STATED TASK: The lines to extract run from the first line of the material below to the line containing "plt.rcParams['font.family'] = ['Open", both included; leave the pictures behind.

[START]

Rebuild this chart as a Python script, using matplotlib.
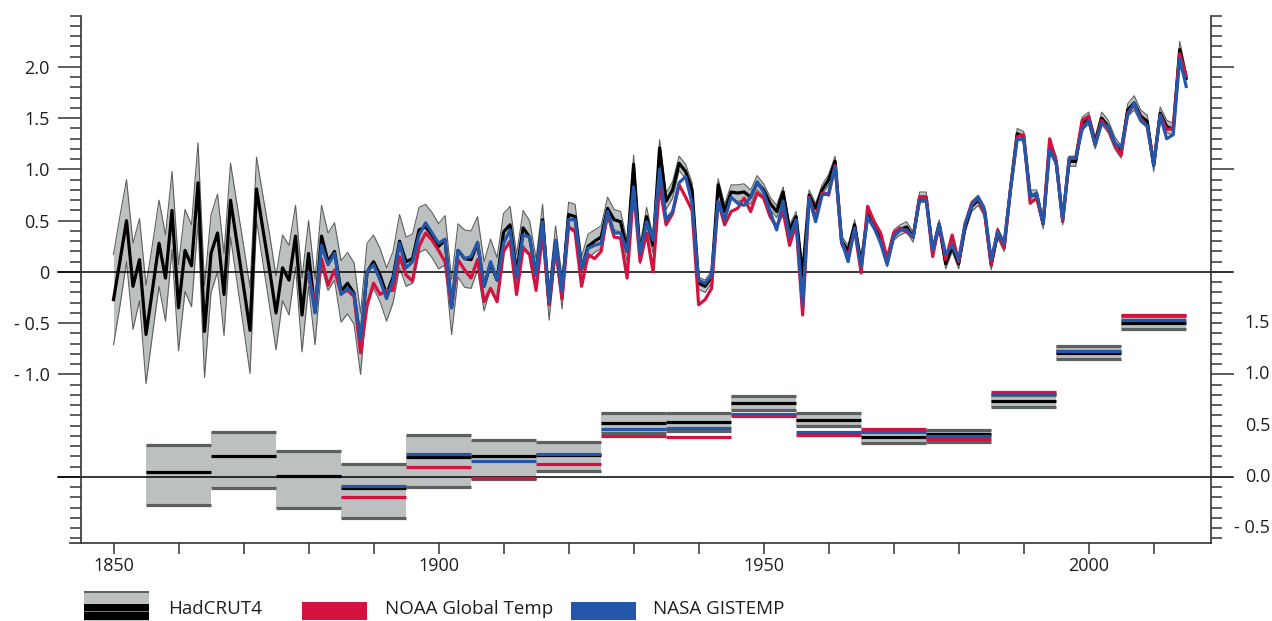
import matplotlib
matplotlib.use("Agg")
import matplotlib.pyplot as plt
import numpy as np
from matplotlib.patches import Rectangle
from matplotlib.ticker import FixedLocator, MultipleLocator, NullFormatter, FixedFormatter

plt.rcParams['font.family'] = ['Open Sans', 'DejaVu Sans']

# ---- annual anomalies (upper panel) ----
had_years = np.arange(1850, 2016)
hadcrut = [
    -0.27, 0.11, 0.50, -0.14, 0.12, -0.61, -0.17, 0.28, -0.06, 0.60,
    -0.35, 0.21, 0.06, 0.87, -0.58, 0.18, 0.38, -0.22, 0.70, 0.28,
    -0.14, -0.57, 0.81, 0.41, 0.02, -0.40, 0.04, -0.08, 0.35, -0.42,
    0.18, -0.39, 0.35, 0.10, 0.20, -0.19, -0.11, -0.21, -0.70, 0.00,
    0.10, -0.03, -0.22, -0.05, 0.30, 0.10, 0.13, 0.41, 0.44, 0.36,
    0.25, 0.31, -0.34, 0.21, 0.13, 0.12, 0.28, -0.14, 0.08, -0.08,
    0.39, 0.46, -0.01, 0.43, 0.34, -0.03, 0.51, -0.31, 0.30, -0.21,
    0.56, 0.54, 0.03, 0.25, 0.30, 0.34, 0.62, 0.51, 0.49, 0.20,
    1.05, 0.17, 0.54, 0.26, 1.21, 0.69, 0.80, 1.06, 0.98, 0.80,
    -0.11, -0.14, -0.05, 0.85, 0.59, 0.78, 0.77, 0.78, 0.73, 0.87,
    0.80, 0.67, 0.59, 0.78, 0.41, 0.54, -0.03, 0.75, 0.62, 0.80,
    0.90, 1.08, 0.30, 0.21, 0.46, 0.08, 0.56, 0.46, 0.34, 0.10,
    0.36, 0.41, 0.44, 0.34, 0.73, 0.73, 0.20, 0.46, 0.08, 0.25,
    0.08, 0.44, 0.64, 0.70, 0.59, 0.07, 0.38, 0.25, 0.82, 1.35,
    1.32, 0.75, 0.75, 0.47, 1.24, 1.08, 0.51, 1.08, 1.08, 1.45,
    1.50, 1.26, 1.50, 1.42, 1.26, 1.17, 1.58, 1.65, 1.52, 1.47,
    1.04, 1.55, 1.42, 1.39, 2.17, 1.89,
]
# half width of the HadCRUT4 uncertainty band
had_unc = [
    0.44, 0.44, 0.40, 0.42, 0.40, 0.48, 0.44, 0.42, 0.42, 0.38,
    0.42, 0.40, 0.40, 0.39, 0.45, 0.38, 0.38, 0.40, 0.36, 0.38,
    0.40, 0.42, 0.31, 0.33, 0.35, 0.36, 0.32, 0.34, 0.30, 0.36,
    0.32, 0.32, 0.30, 0.28, 0.28, 0.30, 0.30, 0.30, 0.30, 0.28,
    0.26, 0.26, 0.26, 0.25, 0.26, 0.24, 0.24, 0.22, 0.22, 0.22,
    0.22, 0.24, 0.27, 0.26, 0.28, 0.28, 0.26, 0.24, 0.24, 0.22,
    0.18, 0.18, 0.18, 0.17, 0.16, 0.16, 0.15, 0.16, 0.15, 0.15,
    0.12, 0.12, 0.12, 0.12, 0.11, 0.11, 0.11, 0.10, 0.10, 0.10,
    0.09, 0.09, 0.09, 0.08, 0.08, 0.08, 0.08, 0.07, 0.07, 0.07,
    0.06, 0.06, 0.06, 0.06, 0.07, 0.07, 0.08, 0.08, 0.07, 0.07,
    0.06, 0.06, 0.06, 0.05, 0.05, 0.05, 0.05, 0.05, 0.05, 0.05,
    0.05, 0.05, 0.05, 0.05, 0.05, 0.05, 0.05, 0.05, 0.05, 0.05,
    0.05, 0.05, 0.05, 0.05, 0.05, 0.05, 0.05, 0.05, 0.05, 0.05,
    0.05, 0.05, 0.05, 0.05, 0.05, 0.05, 0.05, 0.05, 0.05, 0.05,
    0.05, 0.05, 0.05, 0.05, 0.05, 0.05, 0.05, 0.05, 0.05, 0.06,
    0.06, 0.06, 0.06, 0.06, 0.06, 0.06, 0.06, 0.07, 0.06, 0.06,
    0.06, 0.06, 0.06, 0.06, 0.08, 0.06,
]

gis_years = np.arange(1880, 2016)
noaa = [
    -0.05, -0.30, 0.13, -0.13, 0.02, -0.21, -0.18, -0.24, -0.79, -0.33,
    -0.11, -0.22, -0.18, -0.18, 0.15, -0.03, -0.09, 0.25, 0.38, 0.31,
    0.21, 0.10, -0.35, 0.12, 0.02, -0.06, 0.12, -0.29, -0.16, -0.29,
    0.20, 0.30, -0.22, 0.23, 0.17, -0.18, 0.38, -0.32, 0.25, -0.26,
    0.44, 0.39, -0.14, 0.17, 0.13, 0.20, 0.57, 0.34, 0.33, -0.06,
    0.80, 0.10, 0.38, 0.00, 0.85, 0.46, 0.57, 0.85, 0.73, 0.60,
    -0.32, -0.27, -0.16, 0.69, 0.46, 0.59, 0.62, 0.72, 0.59, 0.77,
    0.72, 0.54, 0.44, 0.59, 0.26, 0.47, -0.42, 0.73, 0.52, 0.77,
    0.75, 1.04, 0.28, 0.15, 0.41, -0.01, 0.64, 0.49, 0.38, 0.13,
    0.38, 0.43, 0.39, 0.34, 0.73, 0.73, 0.15, 0.47, 0.12, 0.36,
    0.10, 0.47, 0.67, 0.72, 0.57, 0.07, 0.41, 0.23, 0.82, 1.32,
    1.34, 0.67, 0.72, 0.47, 1.30, 1.08, 0.49, 1.11, 1.11, 1.48,
    1.52, 1.24, 1.48, 1.39, 1.24, 1.14, 1.55, 1.63, 1.50, 1.42,
    1.06, 1.53, 1.39, 1.40, 2.13, 1.91,
]
nasa = [
    -0.01, -0.40, 0.26, 0.07, 0.18, -0.22, -0.16, -0.22, -0.66, 0.00,
    0.07, -0.08, -0.26, -0.08, 0.28, 0.04, 0.10, 0.36, 0.48, 0.38,
    0.28, 0.32, -0.35, 0.21, 0.13, 0.15, 0.29, -0.14, 0.10, -0.08,
    0.28, 0.41, -0.06, 0.36, 0.34, -0.03, 0.49, -0.29, 0.31, -0.19,
    0.51, 0.51, 0.03, 0.23, 0.26, 0.28, 0.59, 0.38, 0.38, 0.20,
    0.83, 0.18, 0.49, 0.31, 1.00, 0.51, 0.59, 0.87, 0.93, 0.67,
    -0.08, -0.11, -0.03, 0.69, 0.51, 0.73, 0.67, 0.65, 0.73, 0.88,
    0.78, 0.59, 0.41, 0.69, 0.34, 0.51, -0.32, 0.72, 0.49, 0.75,
    0.77, 1.03, 0.30, 0.10, 0.43, 0.05, 0.54, 0.43, 0.28, 0.07,
    0.34, 0.41, 0.41, 0.34, 0.70, 0.70, 0.21, 0.47, 0.17, 0.26,
    0.12, 0.47, 0.65, 0.73, 0.60, 0.12, 0.39, 0.28, 0.82, 1.29,
    1.30, 0.73, 0.77, 0.47, 1.19, 1.06, 0.51, 1.11, 1.11, 1.39,
    1.48, 1.24, 1.45, 1.42, 1.26, 1.21, 1.53, 1.65, 1.48, 1.43,
    1.04, 1.53, 1.30, 1.34, 2.08, 1.81,
]

# ---- decadal means (lower panel, right-hand scale) ----
dec_start = np.arange(1855, 2015, 10)
had_dec = [0.05, 0.20, 0.01, -0.11, 0.19, 0.20, 0.21, 0.53, 0.54, 0.72, 0.56, 0.39, 0.42, 0.74, 1.21, 1.50]
had_dec_lo = [-0.27, -0.11, -0.30, -0.40, -0.10, -0.02, 0.06, 0.43, 0.45, 0.65, 0.50, 0.33, 0.34, 0.68, 1.15, 1.44]
had_dec_hi = [0.31, 0.44, 0.25, 0.13, 0.41, 0.36, 0.34, 0.62, 0.62, 0.79, 0.62, 0.45, 0.46, 0.80, 1.28, 1.57]
gis_dec_start = np.arange(1885, 2015, 10)
noaa_dec = [-0.20, 0.10, -0.01, 0.13, 0.40, 0.39, 0.59, 0.41, 0.47, 0.37, 0.83, 1.23, 1.58]
nasa_dec = [-0.09, 0.22, 0.16, 0.22, 0.47, 0.48, 0.61, 0.44, 0.44, 0.40, 0.81, 1.23, 1.53]

right_ticks = [1.5, 1.0, 0.5, 0.0, -0.5]
right_labels = ['1.5', '1.0', '0.5', '0.0', '- 0.5']
left_ticks = [2.0, 1.5, 1.0, 0.5, 0.0, -0.5, -1.0, -2.0]
left_labels = ['2.0', '1.5', '1.0', '0.5', '0', '- 0.5', '- 1.0', '']

offset = -2.0   # lower panel sits 2 units below the upper one

RED = '#d4123f'
BLUE = '#2457a9'
BAND = '#bdc0c0'
EDGE = '#5d6060'
TICK = '#333333'
TXT = '#1e1e1e'
W, H = 1272, 621

fig = plt.figure(figsize=(W / 100, H / 100), dpi=100)
ax = fig.add_axes([81 / W, 78 / H, 1129.7 / W, 527.25 / H])
ax.set_xlim(1845.0, 2018.77)
ax.set_ylim(-2.645, 2.5)

had = np.array(hadcrut)
unc = np.array(had_unc)

# annual band and lines
ax.fill_between(had_years, had - unc, had + unc, color=BAND, lw=0, zorder=1)
ax.plot(had_years, had + unc, color=EDGE, lw=0.8, zorder=1.5)
ax.plot(had_years, had - unc, color=EDGE, lw=0.8, zorder=1.5)
ax.plot(had_years, had, color='black', lw=2.3, zorder=3)
ax.plot(gis_years, noaa, color=RED, lw=2.3, zorder=4)
ax.plot(gis_years, nasa, color=BLUE, lw=2.3, zorder=5)

# decadal boxes
lo = np.array(had_dec_lo) + offset
hi = np.array(had_dec_hi) + offset
for s, l, h in zip(dec_start, lo, hi):
    ax.fill_between([s, s + 10], l, h, color=BAND, lw=0, zorder=1)
ax.hlines(lo, dec_start, dec_start + 10, color=EDGE, lw=2.3, zorder=2)
ax.hlines(hi, dec_start, dec_start + 10, color=EDGE, lw=2.3, zorder=2)
ax.hlines(np.array(had_dec) + offset, dec_start, dec_start + 10, color='black', lw=2.3, zorder=3)
ax.hlines(np.array(noaa_dec) + offset, gis_dec_start, gis_dec_start + 10, color=RED, lw=2.3, zorder=4)
ax.hlines(np.array(nasa_dec) + offset, gis_dec_start, gis_dec_start + 10, color=BLUE, lw=2.3, zorder=5)

# zero lines of both panels, reaching across the tick marks
for y0 in (0.0, offset):
    ax.plot([-0.0204, 1.019], [y0, y0], color='black', lw=1.1, zorder=1.8,
            transform=ax.get_yaxis_transform(), clip_on=False)
# bottom axis line, running a little past the left spine
ax.plot([-0.0097, 1.0], [0, 0], color=TICK, lw=1.2, transform=ax.transAxes, clip_on=False, zorder=6)

for side in ('top', 'right', 'bottom'):
    ax.spines[side].set_visible(False)
ax.spines['left'].set_color(TICK)
ax.spines['left'].set_linewidth(1.2)

ax.yaxis.set_major_locator(FixedLocator(left_ticks))
ax.yaxis.set_major_formatter(FixedFormatter(left_labels))
ax.yaxis.set_minor_locator(MultipleLocator(0.1))
ax.tick_params(axis='y', which='major', direction='out', length=16.5, width=1.1, color=TICK,
               labelsize=13, pad=6, labelcolor=TXT)
ax.tick_params(axis='y', which='minor', direction='out', length=8, width=1.1, color=TICK)

ax.xaxis.set_major_locator(FixedLocator([1850, 1900, 1950, 2000]))
ax.xaxis.set_minor_locator(MultipleLocator(10))
ax.tick_params(axis='x', which='both', direction='out', length=8, width=1.1, color=TICK,
               labelsize=13, pad=2, labelcolor=TXT)

# right-hand axis for the decadal panel
ax2 = ax.twinx()
ax2.set_ylim(ax.get_ylim())
for side in ('top', 'left', 'bottom'):
    ax2.spines[side].set_visible(False)
ax2.spines['right'].set_color(TICK)
ax2.spines['right'].set_linewidth(1.2)
ax2.yaxis.set_major_locator(FixedLocator([2, 1, 0, -1, -2]))
ax2.yaxis.set_major_formatter(NullFormatter())
ax2.yaxis.set_minor_locator(MultipleLocator(0.1))
ax2.tick_params(axis='y', which='major', direction='out', length=16.5, width=1.1, color=TICK)
ax2.tick_params(axis='y', which='minor', direction='out', length=8, width=1.1, color=TICK)
for v, lab in zip(right_ticks, right_labels):
    ax2.text(1.0525, v + offset, lab, ha='right', va='center', fontsize=13, color=TXT,
             transform=ax2.get_yaxis_transform(), clip_on=False)


# ---- legend along the bottom edge ----
def px_rect(x0, y0, x1, y1, **kw):
    fig.add_artist(Rectangle((x0 / W, 1 - y1 / H), (x1 - x0) / W, (y1 - y0) / H,
                             transform=fig.transFigure, **kw))


px_rect(84, 591, 149, 621, facecolor=BAND, lw=0)
px_rect(84, 590.5, 149, 593, facecolor=EDGE, lw=0)
px_rect(84, 604, 149, 620, facecolor='black', lw=0)
px_rect(84, 611, 149, 612.2, facecolor='#777777', lw=0)
px_rect(302, 602, 367, 620, facecolor=RED, lw=0)
px_rect(571, 602, 636, 620, facecolor=BLUE, lw=0)
for x0, lab in ((168, 'HadCRUT4'), (385, 'NOAA Global Temp'), (653, 'NASA GISTEMP')):
    fig.text(x0 / W, 1 - 609 / H, lab, ha='left', va='center', fontsize=13.5, color=TXT)

fig.savefig('out.png', dpi=100)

[END]

SOLUTION:
Rebuild this chart as a Python script, using matplotlib.
import matplotlib
matplotlib.use("Agg")
import matplotlib.pyplot as plt
import numpy as np
from matplotlib.patches import Rectangle
from matplotlib.ticker import FixedLocator, MultipleLocator, NullFormatter, FixedFormatter

plt.rcParams['font.family'] = ['Open Sans', 'DejaVu Sans']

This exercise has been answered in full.